Cushman & Wakefield’s Senior Managing Director, Strategic Consulting, Jeff Lessard, takes a global outlook in his role and said blockchain technology should result in faster transaction processes, specifically cross border transactions.

“This improved efficiency will have numerous financial benefits, including reduction in friction costs of commercial real estate transactions, like fees tied to document preparation and review,” Lessard said.

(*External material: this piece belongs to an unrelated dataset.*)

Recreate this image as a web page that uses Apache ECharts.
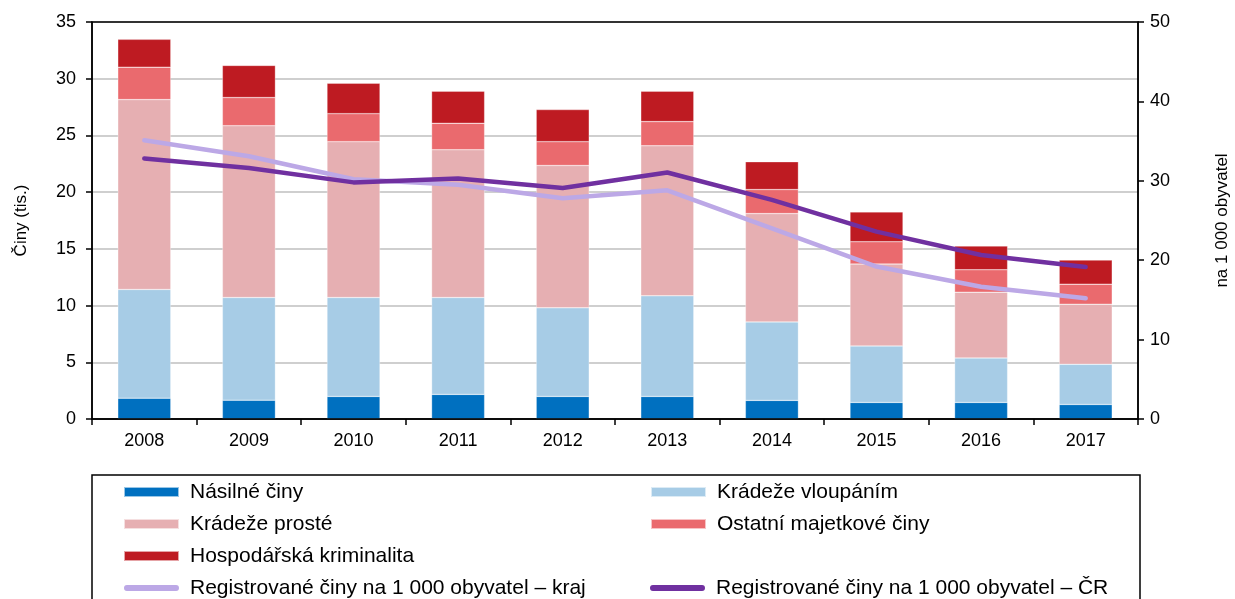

Other key insights detailed in the report examine how blockchain technology can improve how the commercial real estate industry transacts business and operates. Some of the efficiencies include:

  • Asset management: Blockchain can improve how large, multi-tenanted properties and portfolios are managed by facilitating the automation of invoicing, reconciliations, and lease management.
  • Property searches: Blockchain has the potential to disrupt and transform property searches on a global scale by increasing transparency and access.
  • Smart contracts: Improve transaction process through increased transparency which leads to speedier closings. Documents on a blockchain will remain immutable; however, amendments can be appended to show changes which must be approved by all parties. Due diligence will most likely remain the same with the added requirement that technology experts who understand blockchain will need to be added to the process.